Meteorologists focus on storm track and intensity, and their measurements define hurricanes by extremes in wind, tide, rainfall, and barometric pressure. Pressure readings are particularly important—the lower the barometer, the more powerful the storm. Meteorologists use the Saffir-Simpson scale to rate intensity, categorizing hurricanes from 1 to 5. Thankfully, North Carolina hasn’t experienced a Cat 5, at least not since reliable recordkeeping began in the mid-1800s.
Hurricanes can also be ranked by the dollar damages they bring to communities they strike. Homes, businesses, boats, vehicles, public infrastructure, crops, livestock, and timber are vulnerable to powerful hurricane winds, extreme coastal storm surge, and devastating freshwater flooding. And hurricanes tracking inland (like Fran and Floyd) are often even more costly.
Sadly, it’s also important to acknowledge the heavy toll hurricanes claim in lost lives. While property losses have risen exponentially, hurricane-related deaths in the U.S have trended downward.
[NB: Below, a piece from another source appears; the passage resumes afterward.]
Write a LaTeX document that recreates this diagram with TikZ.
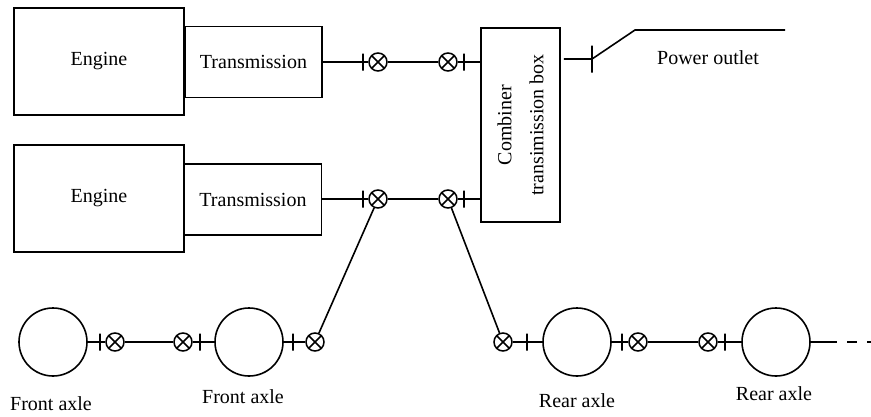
\documentclass[tikz,border=0pt]{standalone}
\usepackage{fontspec}
\setmainfont{Liberation Serif}
\begin{document}
\begin{tikzpicture}
[x=1pt,y=-1pt,line width=1.6pt,
every node/.style={font=\fontsize{20}{24}\selectfont},
engine/.style={draw,minimum width=170pt,minimum height=107pt},
gearbox/.style={draw,minimum width=137pt,minimum height=71pt},
clutch/.style={draw,circle,minimum size=18pt,inner sep=0pt,line width=1.5pt,
	path picture={\draw[line width=1.5pt] (path picture bounding box.south west) -- (path picture bounding box.north east)
	(path picture bounding box.north west) -- (path picture bounding box.south east);}},
joint/.style={draw,minimum width=0pt,minimum height=17pt,inner sep=0pt},
wheel/.style={draw,circle,minimum size=68pt,inner sep=0pt}]
	\useasboundingbox (0,0) rectangle (871,416);
	% engines and transmissions
	\node[engine] (e1) at (99,61.5) {Engine};
	\node[gearbox] (t1) at (253.5,62) {Transmission};
	\node[engine] (e2) at (99,198.5) {Engine};
	\node[gearbox] (t2) at (253,199.5) {Transmission};
	\node[draw,minimum width=79pt,minimum height=194pt] (comb) at (520.5,125) {};
	\node[rotate=90,align=center,font=\fontsize{20}{32}\selectfont] (combtext) at (comb.center) {Combiner\\transimission box};
	% upper shaft
	\node[joint] (j1) at (363,62) {};
	\node[clutch] (c1) at (378,62) {};
	\node[clutch] (c2) at (448,62) {};
	\node[joint] (j2) at (464,62) {};
	\draw (t1.east) -- (c1);
	\draw (c1) -- (c2);
	\draw (c2) -- (comb.west |- c2);
	% lower shaft
	\node[joint] (j3) at (363,199) {};
	\node[clutch] (c3) at (378,199) {};
	\node[clutch] (c4) at (448,199) {};
	\node[joint] (j4) at (464,199) {};
	\draw (t2.east |- c3) -- (c3);
	\draw (c3) -- (c4);
	\draw (c4) -- (comb.west |- c4);
	% power outlet
	\node[joint,minimum height=27pt] (j9) at (592,59) {};
	\coordinate (sw) at (635,30);
	\coordinate (outlet) at (785,30);
	\draw[shorten <=3pt] (comb.east |- j9) -- (j9.center) -- (sw) -- (outlet);
	\node (po) at (708,58) {Power outlet};
	% front axles
	\node[wheel] (w1) at (53,342) {};
	\node[joint] (j5) at (100,342) {};
	\node[clutch] (c5) at (115,342) {};
	\node[clutch] (c6) at (183,342) {};
	\node[joint] (j6) at (200,342) {};
	\node[wheel] (w2) at (249,342) {};
	\node[joint] (j7) at (293,342) {};
	\node[clutch] (c7) at (315,342) {};
	\draw (w1) -- (c5);
	\draw (c5) -- (c6);
	\draw (c6) -- (w2);
	\draw (w2) -- (c7);
	\draw (c7) -- (c3);
	% rear axles
	\node[clutch] (c8) at (503,342) {};
	\node[joint] (j8) at (527,342) {};
	\node[wheel] (w3) at (577,342) {};
	\node[joint] (j10) at (622,342) {};
	\node[clutch] (c9) at (638,342) {};
	\node[clutch] (c10) at (708,342) {};
	\node[joint] (j11) at (725,342) {};
	\node[wheel] (w4) at (776,342) {};
	\coordinate (tail) at (837,342);
	\coordinate (tailend) at (871,342);
	\draw (c4) -- (c8);
	\draw (c8) -- (w3);
	\draw (w3) -- (c9);
	\draw (c9) -- (c10);
	\draw (c10) -- (w4);
	\draw (w4) -- (tail);
	\draw[dash pattern=on 10pt off 10pt,dash phase=10pt] (tail) -- (tailend);
	% labels
	\node (l1) at (51,404) {Front axle};
	\node (l2) at (243,397) {Front axle};
	\node (l3) at (577,401) {Rear axle};
	\node (l4) at (774,394) {Rear axle};
\end{tikzpicture}
\end{document}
Though fatalities have generally declined, recent mega-storms Katrina (1,200 deaths) and Sandy (285 deaths) remind us how deadly modern, urban hurricanes can sometimes be.
So yes, we could rank North Carolina’s greatest hurricanes by intensity, dollars, or deaths—but how do we compare modern disasters with earlier hurricanes, when meteorological details are less known and impacts undocumented?
Our hurricane record begins with the first European explorers. Early hurricanes sank ships, destroyed coastal villages, flattened crops, and left untold destruction across the state. But when compared with modern hurricanes, early storms largely impacted sparsely populated areas and caused far fewer damages.
Could the state’s greatest hurricane have swept ashore centuries ago? Perhaps.
Maybe it was the massive hurricane of September 1846 that crept slowly over Pamlico Sound, opening two new inlets on the Outer Banks within 24 hours (Hatteras Inlet and Oregon Inlet). Or perhaps it was the storm that swamped Wrightsville Beach on a full moon tide in September 1856, destroying large stands of live oak that once covered the island. Another contender was the violent September 1883 hurricane that struck the same region, claiming 53 lives along the lower Cape Fear—the most of any storm to that date.
You get the idea. There are lots of possibilities.
5. Great Flood of 1916
Sometimes known as the Great Asheville Flood, this one’s not well known but easily deserves a place on this list. Like Hurricane Hugo that razed Charlotte in 1989, it’s another epic Tar Heel disaster caused by a hurricane making landfall elsewhere. It was two storms actually—one on the Mississippi coast and the second near Charleston days later. Both systems dissipated over the Appalachians, establishing a new U.S. 24-hour rainfall record near Asheville on July 16: 22.22 inches.
Flooding along the Swannanoa and French Broad Rivers was unprecedented. Homes slid down mountain slopes. Mudslides washed away railroad trestles, stranding hundreds of passengers. Estimates vary, but the flood claimed as many as 80 lives, ranking it among the deadliest of all North Carolina disasters.